Identify and reproduce every line holding the string "LaTeX".

::::

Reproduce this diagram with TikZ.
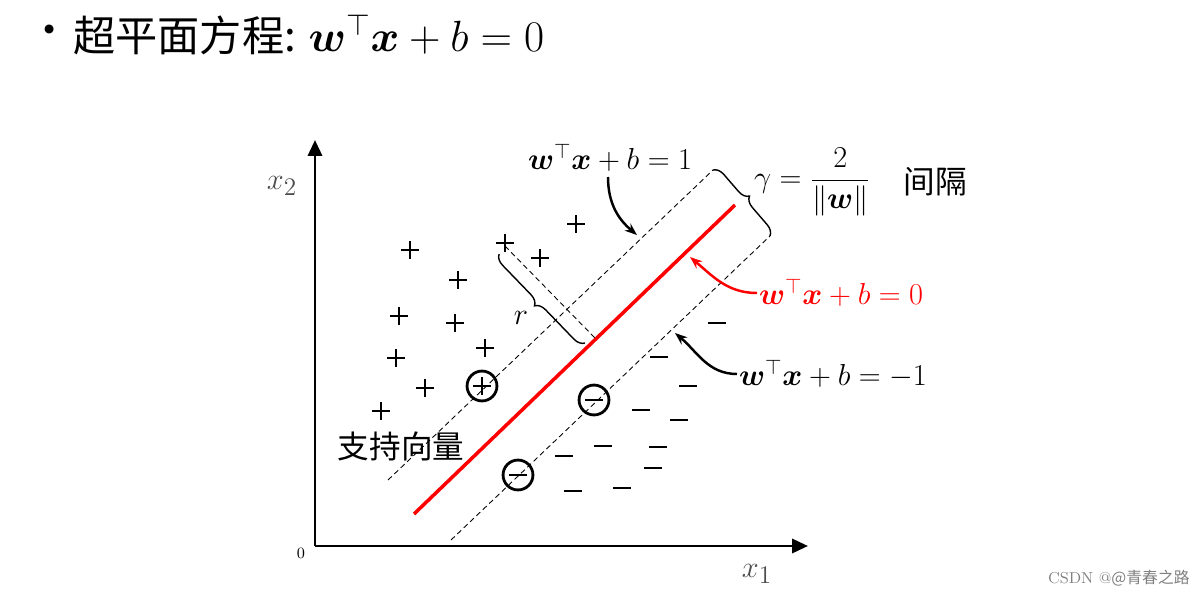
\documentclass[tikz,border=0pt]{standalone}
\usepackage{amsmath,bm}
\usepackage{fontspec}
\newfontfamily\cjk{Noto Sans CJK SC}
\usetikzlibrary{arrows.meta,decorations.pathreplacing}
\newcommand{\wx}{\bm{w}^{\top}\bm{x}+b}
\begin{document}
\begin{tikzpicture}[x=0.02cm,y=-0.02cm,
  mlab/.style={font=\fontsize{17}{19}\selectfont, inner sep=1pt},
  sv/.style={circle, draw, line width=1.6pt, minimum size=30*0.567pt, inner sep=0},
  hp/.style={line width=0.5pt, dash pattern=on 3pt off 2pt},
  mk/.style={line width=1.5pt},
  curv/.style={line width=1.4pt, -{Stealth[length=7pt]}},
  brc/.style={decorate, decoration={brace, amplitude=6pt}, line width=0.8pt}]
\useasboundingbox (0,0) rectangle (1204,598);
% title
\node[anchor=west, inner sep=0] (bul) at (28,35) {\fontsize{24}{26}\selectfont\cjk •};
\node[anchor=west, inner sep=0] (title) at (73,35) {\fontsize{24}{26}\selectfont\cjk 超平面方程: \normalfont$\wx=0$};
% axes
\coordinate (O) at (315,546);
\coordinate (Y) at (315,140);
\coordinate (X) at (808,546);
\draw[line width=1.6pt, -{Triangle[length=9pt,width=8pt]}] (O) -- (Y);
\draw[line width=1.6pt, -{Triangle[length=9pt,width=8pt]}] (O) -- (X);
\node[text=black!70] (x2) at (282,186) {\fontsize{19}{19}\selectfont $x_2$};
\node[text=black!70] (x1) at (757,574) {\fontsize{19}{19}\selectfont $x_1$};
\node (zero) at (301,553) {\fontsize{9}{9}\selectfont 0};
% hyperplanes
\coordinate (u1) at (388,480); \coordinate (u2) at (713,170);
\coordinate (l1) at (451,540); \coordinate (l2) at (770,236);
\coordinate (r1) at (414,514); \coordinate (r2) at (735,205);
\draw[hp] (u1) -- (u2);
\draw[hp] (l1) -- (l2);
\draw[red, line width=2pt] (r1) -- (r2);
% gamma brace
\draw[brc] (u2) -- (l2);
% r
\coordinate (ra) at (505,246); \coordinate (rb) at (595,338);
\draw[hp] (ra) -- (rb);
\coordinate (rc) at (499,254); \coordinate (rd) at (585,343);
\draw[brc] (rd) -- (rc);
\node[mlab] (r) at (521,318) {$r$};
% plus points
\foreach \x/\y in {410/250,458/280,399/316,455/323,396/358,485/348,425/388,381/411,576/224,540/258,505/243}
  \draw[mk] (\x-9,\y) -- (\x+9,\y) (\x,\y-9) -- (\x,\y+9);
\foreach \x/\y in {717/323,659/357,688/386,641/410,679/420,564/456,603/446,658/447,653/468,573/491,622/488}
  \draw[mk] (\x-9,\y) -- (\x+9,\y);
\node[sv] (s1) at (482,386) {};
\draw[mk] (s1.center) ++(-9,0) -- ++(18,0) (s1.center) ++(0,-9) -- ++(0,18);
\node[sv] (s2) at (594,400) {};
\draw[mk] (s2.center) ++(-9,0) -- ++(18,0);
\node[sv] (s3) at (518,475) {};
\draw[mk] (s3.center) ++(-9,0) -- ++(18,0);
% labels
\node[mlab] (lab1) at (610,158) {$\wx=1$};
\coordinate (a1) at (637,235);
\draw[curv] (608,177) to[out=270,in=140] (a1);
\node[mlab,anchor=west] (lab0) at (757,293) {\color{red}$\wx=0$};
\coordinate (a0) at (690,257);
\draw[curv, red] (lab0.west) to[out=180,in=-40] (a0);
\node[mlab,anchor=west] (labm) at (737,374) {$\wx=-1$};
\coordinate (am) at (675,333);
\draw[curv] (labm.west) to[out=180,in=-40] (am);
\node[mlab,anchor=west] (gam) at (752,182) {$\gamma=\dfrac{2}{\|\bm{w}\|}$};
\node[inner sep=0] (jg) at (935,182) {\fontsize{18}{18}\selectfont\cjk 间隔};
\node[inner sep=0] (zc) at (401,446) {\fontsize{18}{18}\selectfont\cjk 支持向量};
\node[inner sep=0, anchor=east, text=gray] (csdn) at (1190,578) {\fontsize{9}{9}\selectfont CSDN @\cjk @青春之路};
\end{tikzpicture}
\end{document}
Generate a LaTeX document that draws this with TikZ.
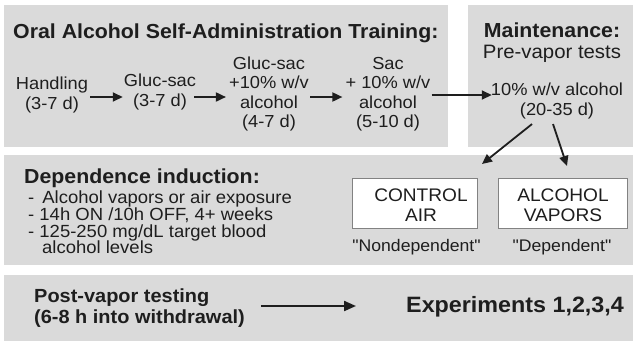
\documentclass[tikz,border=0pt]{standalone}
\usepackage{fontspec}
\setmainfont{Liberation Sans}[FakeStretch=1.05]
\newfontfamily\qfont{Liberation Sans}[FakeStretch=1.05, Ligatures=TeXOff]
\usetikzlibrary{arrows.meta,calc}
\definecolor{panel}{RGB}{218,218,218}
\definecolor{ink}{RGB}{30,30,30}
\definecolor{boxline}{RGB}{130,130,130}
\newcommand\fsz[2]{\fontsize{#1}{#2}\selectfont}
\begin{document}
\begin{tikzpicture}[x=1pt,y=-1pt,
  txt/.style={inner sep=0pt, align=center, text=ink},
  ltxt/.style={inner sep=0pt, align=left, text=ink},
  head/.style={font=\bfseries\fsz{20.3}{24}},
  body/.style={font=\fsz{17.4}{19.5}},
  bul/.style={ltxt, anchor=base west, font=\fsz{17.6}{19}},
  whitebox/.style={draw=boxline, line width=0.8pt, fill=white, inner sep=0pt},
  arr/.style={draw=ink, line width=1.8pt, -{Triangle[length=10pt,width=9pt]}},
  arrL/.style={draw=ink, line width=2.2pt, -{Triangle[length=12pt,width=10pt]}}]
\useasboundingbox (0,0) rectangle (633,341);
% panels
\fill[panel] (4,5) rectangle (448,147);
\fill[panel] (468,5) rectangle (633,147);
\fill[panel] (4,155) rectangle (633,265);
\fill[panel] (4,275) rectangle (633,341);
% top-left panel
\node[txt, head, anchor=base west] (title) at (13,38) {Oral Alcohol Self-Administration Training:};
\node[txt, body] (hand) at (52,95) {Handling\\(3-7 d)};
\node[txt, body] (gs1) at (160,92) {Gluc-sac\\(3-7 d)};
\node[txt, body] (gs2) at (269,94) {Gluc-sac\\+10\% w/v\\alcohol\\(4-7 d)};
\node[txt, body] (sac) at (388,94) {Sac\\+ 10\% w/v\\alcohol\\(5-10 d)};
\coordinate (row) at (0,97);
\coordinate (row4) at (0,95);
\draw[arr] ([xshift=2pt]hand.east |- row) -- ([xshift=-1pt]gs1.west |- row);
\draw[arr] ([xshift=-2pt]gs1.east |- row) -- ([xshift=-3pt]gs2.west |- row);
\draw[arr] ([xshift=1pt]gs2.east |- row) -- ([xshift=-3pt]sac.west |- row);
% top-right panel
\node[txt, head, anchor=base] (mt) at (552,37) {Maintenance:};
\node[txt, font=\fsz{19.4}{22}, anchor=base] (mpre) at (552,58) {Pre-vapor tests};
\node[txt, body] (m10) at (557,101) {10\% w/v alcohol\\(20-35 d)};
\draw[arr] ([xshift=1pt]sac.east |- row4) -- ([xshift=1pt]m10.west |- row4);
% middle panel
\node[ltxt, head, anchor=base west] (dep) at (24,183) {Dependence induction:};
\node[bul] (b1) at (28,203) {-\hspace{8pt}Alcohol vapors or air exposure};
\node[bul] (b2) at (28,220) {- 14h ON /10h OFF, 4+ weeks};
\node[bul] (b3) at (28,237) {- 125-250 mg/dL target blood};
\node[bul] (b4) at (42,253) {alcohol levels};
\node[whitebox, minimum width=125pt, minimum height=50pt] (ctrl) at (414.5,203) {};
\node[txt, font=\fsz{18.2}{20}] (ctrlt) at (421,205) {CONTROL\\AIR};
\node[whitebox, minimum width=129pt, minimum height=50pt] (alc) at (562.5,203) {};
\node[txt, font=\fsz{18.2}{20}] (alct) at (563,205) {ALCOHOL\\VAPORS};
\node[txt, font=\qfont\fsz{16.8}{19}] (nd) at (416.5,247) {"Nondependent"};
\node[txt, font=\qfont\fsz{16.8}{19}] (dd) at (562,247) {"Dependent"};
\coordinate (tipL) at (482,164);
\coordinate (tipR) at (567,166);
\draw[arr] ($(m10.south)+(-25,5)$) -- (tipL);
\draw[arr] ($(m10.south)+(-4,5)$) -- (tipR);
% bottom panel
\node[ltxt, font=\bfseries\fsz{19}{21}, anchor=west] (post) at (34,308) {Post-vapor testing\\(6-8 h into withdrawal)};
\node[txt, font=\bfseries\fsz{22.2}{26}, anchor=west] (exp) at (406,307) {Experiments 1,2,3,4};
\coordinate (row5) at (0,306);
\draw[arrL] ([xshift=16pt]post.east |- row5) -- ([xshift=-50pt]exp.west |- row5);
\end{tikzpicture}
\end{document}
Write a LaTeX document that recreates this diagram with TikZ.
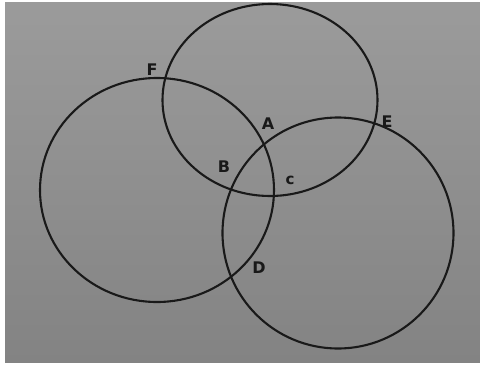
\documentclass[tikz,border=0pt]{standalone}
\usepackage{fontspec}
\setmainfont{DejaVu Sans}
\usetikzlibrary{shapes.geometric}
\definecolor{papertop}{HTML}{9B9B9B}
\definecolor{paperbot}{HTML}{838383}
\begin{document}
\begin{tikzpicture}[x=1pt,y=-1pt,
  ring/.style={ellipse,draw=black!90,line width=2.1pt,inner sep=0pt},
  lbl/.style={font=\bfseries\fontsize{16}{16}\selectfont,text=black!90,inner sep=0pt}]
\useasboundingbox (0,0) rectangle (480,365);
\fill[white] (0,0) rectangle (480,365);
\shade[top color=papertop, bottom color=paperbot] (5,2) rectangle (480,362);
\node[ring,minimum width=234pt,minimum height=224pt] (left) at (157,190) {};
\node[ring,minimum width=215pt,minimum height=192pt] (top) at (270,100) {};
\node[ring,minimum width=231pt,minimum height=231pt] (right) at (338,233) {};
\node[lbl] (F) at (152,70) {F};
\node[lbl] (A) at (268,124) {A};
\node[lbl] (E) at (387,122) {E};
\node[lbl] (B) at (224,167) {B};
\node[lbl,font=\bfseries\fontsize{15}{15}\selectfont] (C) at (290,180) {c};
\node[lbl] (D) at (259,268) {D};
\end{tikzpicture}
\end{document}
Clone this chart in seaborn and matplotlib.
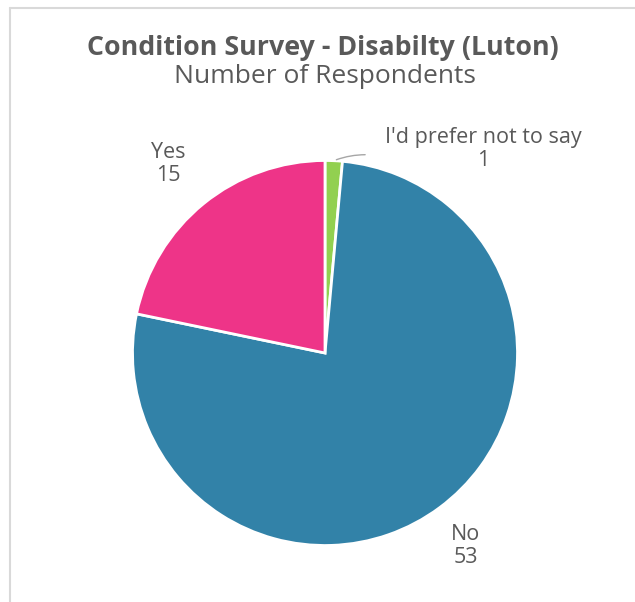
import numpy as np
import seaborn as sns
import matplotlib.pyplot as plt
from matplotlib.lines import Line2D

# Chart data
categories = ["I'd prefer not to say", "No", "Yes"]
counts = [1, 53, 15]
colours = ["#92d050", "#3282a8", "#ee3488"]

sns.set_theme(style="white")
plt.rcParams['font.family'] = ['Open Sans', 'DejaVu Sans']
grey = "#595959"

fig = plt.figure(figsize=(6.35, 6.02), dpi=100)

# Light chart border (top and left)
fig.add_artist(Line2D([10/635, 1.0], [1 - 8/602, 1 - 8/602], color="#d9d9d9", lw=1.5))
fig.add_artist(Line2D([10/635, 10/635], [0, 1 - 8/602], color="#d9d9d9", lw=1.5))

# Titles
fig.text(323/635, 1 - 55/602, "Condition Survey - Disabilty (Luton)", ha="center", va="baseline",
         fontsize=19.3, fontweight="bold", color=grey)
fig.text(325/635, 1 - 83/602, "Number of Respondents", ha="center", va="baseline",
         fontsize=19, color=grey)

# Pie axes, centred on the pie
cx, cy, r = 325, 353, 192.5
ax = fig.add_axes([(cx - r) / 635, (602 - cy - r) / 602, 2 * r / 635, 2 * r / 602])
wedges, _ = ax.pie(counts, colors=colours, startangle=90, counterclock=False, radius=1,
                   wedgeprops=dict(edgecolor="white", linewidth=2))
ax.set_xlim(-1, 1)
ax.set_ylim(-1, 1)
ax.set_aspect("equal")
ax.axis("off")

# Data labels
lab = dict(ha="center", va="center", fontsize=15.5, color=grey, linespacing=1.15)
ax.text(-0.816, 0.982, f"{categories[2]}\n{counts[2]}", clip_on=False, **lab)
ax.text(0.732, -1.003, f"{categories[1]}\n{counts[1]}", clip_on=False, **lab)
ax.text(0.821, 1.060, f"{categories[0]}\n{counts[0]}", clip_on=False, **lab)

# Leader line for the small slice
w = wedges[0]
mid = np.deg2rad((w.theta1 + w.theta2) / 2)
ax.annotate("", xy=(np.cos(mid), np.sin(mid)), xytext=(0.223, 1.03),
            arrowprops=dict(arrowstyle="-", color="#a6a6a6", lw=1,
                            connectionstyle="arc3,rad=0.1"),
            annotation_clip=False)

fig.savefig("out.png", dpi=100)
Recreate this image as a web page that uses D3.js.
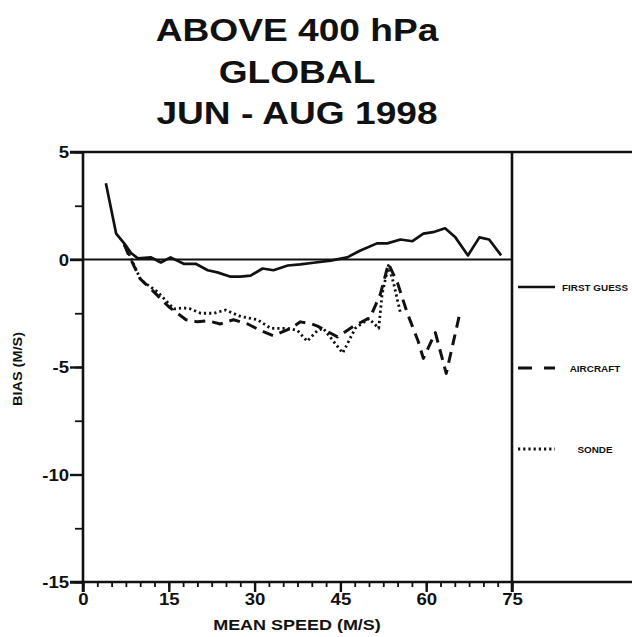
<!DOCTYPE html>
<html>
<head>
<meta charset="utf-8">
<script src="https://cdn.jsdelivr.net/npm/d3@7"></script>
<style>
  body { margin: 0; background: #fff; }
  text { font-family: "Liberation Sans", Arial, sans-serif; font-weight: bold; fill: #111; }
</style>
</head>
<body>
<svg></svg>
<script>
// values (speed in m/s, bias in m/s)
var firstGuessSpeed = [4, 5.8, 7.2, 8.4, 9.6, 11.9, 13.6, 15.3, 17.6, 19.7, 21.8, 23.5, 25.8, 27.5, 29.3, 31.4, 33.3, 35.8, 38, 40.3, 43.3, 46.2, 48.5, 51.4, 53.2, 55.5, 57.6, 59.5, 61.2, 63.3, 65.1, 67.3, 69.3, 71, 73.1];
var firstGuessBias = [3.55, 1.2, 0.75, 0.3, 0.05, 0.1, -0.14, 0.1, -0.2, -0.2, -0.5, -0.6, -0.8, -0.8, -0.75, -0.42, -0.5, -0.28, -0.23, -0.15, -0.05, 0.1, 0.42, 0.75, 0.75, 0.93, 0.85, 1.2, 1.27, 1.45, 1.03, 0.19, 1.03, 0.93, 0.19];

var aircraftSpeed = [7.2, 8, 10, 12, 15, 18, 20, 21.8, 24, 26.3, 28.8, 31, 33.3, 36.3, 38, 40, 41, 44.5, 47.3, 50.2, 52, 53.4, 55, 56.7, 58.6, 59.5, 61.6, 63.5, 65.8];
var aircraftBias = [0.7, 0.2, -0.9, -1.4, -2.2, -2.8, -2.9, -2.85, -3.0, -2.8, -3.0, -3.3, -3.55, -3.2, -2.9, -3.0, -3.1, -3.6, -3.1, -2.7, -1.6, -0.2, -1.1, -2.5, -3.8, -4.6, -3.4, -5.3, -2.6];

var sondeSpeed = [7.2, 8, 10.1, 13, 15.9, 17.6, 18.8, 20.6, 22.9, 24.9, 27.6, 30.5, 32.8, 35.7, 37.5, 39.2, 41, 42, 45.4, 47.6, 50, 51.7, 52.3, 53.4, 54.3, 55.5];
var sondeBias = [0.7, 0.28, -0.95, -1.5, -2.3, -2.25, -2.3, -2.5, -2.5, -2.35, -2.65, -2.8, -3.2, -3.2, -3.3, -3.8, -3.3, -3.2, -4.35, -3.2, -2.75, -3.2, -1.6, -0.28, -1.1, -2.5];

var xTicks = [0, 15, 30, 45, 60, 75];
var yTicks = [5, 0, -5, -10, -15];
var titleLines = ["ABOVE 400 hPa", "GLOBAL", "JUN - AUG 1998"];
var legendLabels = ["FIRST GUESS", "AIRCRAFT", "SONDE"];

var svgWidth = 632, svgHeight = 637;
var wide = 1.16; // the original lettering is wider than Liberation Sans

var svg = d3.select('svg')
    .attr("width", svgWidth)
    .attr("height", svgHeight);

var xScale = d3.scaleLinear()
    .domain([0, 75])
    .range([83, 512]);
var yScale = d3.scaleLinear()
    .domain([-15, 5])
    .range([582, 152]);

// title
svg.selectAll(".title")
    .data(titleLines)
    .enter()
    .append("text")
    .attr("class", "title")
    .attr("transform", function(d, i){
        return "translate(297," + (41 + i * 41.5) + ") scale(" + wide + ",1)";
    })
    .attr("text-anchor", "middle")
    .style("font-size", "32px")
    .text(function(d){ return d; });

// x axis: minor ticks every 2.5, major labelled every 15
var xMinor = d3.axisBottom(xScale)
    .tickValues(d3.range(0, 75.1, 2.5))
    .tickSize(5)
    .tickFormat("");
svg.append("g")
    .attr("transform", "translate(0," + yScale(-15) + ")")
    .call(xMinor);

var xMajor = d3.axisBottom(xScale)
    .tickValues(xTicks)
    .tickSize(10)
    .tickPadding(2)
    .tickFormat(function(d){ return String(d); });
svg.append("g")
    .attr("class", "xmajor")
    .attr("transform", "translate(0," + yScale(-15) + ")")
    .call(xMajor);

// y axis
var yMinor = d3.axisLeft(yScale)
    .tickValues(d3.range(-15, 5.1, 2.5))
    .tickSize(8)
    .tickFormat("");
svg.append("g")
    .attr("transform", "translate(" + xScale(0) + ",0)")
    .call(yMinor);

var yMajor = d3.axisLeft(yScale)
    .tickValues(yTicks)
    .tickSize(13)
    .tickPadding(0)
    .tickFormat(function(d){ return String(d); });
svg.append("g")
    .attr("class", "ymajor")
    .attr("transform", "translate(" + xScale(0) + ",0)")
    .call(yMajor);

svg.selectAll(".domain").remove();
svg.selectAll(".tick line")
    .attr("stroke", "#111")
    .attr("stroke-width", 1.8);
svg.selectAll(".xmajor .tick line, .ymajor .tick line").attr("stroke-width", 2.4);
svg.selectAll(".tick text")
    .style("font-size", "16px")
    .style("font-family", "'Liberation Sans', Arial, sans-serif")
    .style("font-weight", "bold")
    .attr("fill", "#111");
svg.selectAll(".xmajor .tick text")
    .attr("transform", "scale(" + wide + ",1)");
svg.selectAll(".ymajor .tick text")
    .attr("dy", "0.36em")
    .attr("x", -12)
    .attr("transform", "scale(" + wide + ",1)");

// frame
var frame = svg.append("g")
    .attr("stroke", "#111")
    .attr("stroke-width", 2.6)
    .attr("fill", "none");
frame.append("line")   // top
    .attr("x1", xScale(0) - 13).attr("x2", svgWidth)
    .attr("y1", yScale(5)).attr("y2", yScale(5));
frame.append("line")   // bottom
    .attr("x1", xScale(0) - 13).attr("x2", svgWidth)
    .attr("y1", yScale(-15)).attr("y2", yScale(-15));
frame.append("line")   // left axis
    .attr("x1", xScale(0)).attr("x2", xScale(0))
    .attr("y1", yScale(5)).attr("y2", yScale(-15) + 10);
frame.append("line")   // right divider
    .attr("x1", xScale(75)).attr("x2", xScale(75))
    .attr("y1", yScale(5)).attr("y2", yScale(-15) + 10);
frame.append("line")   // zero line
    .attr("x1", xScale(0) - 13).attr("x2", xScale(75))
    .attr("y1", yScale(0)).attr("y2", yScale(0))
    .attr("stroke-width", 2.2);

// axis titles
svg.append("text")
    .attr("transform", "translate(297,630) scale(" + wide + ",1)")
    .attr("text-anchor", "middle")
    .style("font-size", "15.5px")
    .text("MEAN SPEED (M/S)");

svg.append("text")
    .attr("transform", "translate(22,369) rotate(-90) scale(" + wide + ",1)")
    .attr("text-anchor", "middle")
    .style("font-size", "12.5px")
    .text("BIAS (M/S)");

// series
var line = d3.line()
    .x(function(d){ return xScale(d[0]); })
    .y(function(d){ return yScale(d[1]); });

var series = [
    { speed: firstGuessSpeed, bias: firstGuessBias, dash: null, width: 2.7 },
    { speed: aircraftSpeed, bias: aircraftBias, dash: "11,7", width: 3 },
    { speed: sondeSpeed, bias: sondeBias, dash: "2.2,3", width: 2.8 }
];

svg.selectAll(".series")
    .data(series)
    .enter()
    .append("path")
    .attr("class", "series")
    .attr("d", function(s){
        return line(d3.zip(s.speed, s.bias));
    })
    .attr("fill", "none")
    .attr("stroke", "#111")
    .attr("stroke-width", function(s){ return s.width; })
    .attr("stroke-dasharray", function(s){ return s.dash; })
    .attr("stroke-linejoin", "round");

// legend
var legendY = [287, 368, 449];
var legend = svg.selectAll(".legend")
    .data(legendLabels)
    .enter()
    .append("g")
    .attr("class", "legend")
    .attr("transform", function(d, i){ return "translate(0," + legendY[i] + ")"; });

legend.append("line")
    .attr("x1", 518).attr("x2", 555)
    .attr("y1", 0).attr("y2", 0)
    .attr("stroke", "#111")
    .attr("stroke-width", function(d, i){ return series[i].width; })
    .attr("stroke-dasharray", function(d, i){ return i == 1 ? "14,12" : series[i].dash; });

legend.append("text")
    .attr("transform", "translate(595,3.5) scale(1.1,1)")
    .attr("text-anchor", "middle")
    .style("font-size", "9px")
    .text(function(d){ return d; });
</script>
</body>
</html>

::::

■ Written solution ■
Generate a LaTeX document that draws this with TikZ.
Write a LaTeX document that recreates this diagram with TikZ.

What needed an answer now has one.